§ **Exercise requirements**: Return, exactly as written, the lines that start at the one holding "Generate a web" and end at the one holding "600, color: '#111'", with both of those lines kept. Skip any pictures.

§ **Data items**:
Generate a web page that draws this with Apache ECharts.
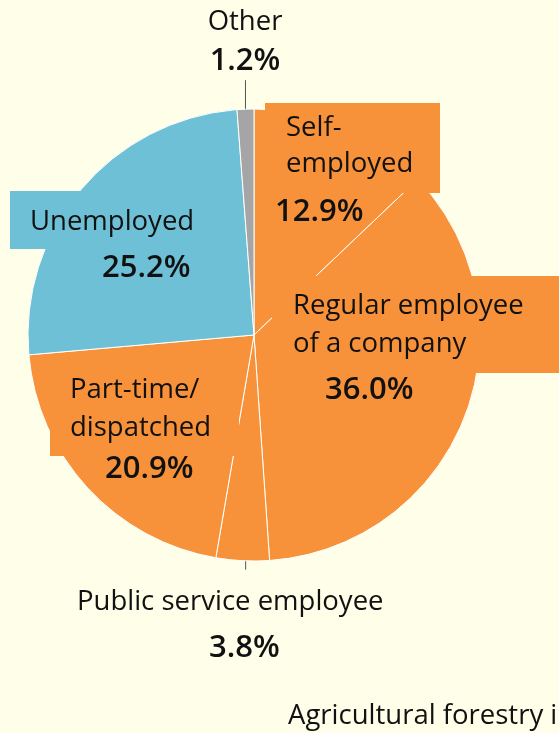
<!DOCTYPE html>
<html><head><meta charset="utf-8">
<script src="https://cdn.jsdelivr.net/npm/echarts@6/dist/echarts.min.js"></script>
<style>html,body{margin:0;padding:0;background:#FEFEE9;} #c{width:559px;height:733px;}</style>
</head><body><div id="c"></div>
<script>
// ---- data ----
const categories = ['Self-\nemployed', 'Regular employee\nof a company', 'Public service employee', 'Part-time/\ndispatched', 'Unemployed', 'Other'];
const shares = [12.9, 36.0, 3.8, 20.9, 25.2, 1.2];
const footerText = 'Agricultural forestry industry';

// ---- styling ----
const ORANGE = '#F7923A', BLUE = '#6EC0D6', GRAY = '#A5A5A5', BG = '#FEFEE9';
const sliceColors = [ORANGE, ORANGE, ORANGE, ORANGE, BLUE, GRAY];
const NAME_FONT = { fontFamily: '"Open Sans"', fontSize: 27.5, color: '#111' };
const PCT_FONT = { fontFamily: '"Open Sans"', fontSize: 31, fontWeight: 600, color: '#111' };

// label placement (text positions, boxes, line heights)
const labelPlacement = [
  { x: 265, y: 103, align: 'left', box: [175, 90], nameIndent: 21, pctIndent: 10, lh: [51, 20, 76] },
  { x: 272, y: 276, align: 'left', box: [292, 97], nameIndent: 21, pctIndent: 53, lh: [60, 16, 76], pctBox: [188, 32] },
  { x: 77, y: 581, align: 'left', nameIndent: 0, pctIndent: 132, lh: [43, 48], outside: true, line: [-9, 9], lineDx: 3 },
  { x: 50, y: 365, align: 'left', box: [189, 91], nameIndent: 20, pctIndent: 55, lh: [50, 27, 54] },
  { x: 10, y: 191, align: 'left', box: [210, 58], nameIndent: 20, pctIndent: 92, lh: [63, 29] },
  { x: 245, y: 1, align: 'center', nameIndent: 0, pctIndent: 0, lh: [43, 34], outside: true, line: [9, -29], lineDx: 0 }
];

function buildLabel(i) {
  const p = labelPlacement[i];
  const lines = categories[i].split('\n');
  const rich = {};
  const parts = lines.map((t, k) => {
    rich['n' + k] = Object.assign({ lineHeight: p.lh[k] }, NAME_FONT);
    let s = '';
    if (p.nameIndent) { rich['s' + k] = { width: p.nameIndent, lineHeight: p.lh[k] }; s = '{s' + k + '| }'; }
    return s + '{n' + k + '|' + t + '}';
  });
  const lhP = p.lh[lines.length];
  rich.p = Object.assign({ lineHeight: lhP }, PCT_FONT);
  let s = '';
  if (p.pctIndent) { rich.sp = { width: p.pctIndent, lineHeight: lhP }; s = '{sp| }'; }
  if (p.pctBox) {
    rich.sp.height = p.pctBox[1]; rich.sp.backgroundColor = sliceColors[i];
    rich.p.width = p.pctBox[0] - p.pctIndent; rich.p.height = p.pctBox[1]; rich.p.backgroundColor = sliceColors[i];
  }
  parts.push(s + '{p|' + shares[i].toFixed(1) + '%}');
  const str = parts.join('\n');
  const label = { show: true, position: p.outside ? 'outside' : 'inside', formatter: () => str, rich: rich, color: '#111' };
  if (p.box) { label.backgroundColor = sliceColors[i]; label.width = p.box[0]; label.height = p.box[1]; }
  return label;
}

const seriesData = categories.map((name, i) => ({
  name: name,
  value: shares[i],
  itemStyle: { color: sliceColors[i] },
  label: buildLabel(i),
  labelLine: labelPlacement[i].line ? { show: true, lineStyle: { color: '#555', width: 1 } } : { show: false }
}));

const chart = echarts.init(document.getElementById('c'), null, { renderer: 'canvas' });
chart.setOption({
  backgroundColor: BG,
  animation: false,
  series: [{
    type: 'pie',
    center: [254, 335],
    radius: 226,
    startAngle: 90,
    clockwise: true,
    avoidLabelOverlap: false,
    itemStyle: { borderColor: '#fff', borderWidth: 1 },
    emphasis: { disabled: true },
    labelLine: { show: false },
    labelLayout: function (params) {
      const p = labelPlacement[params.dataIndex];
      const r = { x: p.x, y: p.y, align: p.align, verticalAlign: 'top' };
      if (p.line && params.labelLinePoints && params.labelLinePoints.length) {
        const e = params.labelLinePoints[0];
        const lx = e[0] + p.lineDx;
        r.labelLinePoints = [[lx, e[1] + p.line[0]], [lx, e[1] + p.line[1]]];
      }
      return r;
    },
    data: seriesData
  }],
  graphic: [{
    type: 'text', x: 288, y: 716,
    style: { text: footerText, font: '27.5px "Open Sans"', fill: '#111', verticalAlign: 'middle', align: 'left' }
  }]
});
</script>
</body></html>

* * *

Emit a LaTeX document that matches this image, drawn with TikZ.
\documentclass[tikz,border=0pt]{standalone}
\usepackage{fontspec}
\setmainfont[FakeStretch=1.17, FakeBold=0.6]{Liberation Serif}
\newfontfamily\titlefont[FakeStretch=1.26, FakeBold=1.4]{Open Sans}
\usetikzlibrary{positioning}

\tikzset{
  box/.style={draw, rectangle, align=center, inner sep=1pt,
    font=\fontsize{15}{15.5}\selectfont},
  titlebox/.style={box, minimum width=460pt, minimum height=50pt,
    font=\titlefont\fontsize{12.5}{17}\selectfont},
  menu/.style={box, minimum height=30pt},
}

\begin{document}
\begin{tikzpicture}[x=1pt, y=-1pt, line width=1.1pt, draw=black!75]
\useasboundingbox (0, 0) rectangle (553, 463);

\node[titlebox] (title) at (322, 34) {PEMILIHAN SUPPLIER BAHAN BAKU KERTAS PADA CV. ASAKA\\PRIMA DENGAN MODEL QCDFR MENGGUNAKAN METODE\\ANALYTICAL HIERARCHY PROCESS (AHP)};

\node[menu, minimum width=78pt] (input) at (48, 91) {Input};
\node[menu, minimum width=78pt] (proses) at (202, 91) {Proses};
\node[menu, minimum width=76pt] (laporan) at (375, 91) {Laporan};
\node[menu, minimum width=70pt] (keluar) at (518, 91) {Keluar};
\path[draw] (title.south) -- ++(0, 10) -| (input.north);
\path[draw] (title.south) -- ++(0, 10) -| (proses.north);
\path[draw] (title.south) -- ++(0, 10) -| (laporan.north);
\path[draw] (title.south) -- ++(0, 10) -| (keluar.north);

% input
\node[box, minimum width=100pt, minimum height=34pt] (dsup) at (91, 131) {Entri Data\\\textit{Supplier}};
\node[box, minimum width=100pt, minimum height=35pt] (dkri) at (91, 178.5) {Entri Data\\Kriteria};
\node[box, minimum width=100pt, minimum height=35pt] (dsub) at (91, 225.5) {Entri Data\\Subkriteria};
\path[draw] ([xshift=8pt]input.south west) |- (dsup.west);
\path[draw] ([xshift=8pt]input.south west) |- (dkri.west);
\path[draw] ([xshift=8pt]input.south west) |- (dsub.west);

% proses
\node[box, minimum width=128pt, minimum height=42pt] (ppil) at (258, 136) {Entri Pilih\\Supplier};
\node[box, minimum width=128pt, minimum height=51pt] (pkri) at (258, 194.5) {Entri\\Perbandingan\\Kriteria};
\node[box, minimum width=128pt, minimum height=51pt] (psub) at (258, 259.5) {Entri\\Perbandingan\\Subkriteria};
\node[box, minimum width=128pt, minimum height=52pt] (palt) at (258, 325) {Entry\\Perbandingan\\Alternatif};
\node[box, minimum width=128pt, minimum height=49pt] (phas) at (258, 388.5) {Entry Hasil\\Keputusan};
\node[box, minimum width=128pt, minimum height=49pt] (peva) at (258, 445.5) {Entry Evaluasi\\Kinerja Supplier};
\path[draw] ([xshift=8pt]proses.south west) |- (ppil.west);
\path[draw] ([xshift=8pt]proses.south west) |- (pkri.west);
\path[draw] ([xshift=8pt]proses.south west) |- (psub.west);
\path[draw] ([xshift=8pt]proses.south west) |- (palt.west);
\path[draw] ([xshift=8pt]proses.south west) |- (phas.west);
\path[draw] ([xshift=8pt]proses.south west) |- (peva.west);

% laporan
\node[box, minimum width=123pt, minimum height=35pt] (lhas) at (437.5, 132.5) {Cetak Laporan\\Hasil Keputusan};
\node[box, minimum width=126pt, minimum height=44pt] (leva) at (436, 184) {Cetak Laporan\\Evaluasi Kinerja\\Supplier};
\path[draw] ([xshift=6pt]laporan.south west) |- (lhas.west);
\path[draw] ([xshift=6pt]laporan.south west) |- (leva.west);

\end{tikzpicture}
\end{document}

§ **Problem solution**:
Generate a web page that draws this with Apache ECharts.
<!DOCTYPE html>
<html><head><meta charset="utf-8">
<script src="https://cdn.jsdelivr.net/npm/echarts@6/dist/echarts.min.js"></script>
<style>html,body{margin:0;padding:0;background:#FEFEE9;} #c{width:559px;height:733px;}</style>
</head><body><div id="c"></div>
<script>
// ---- data ----
const categories = ['Self-\nemployed', 'Regular employee\nof a company', 'Public service employee', 'Part-time/\ndispatched', 'Unemployed', 'Other'];
const shares = [12.9, 36.0, 3.8, 20.9, 25.2, 1.2];
const footerText = 'Agricultural forestry industry';

// ---- styling ----
const ORANGE = '#F7923A', BLUE = '#6EC0D6', GRAY = '#A5A5A5', BG = '#FEFEE9';
const sliceColors = [ORANGE, ORANGE, ORANGE, ORANGE, BLUE, GRAY];
const NAME_FONT = { fontFamily: '"Open Sans"', fontSize: 27.5, color: '#111' };
const PCT_FONT = { fontFamily: '"Open Sans"', fontSize: 31, fontWeight: 600, color: '#111' };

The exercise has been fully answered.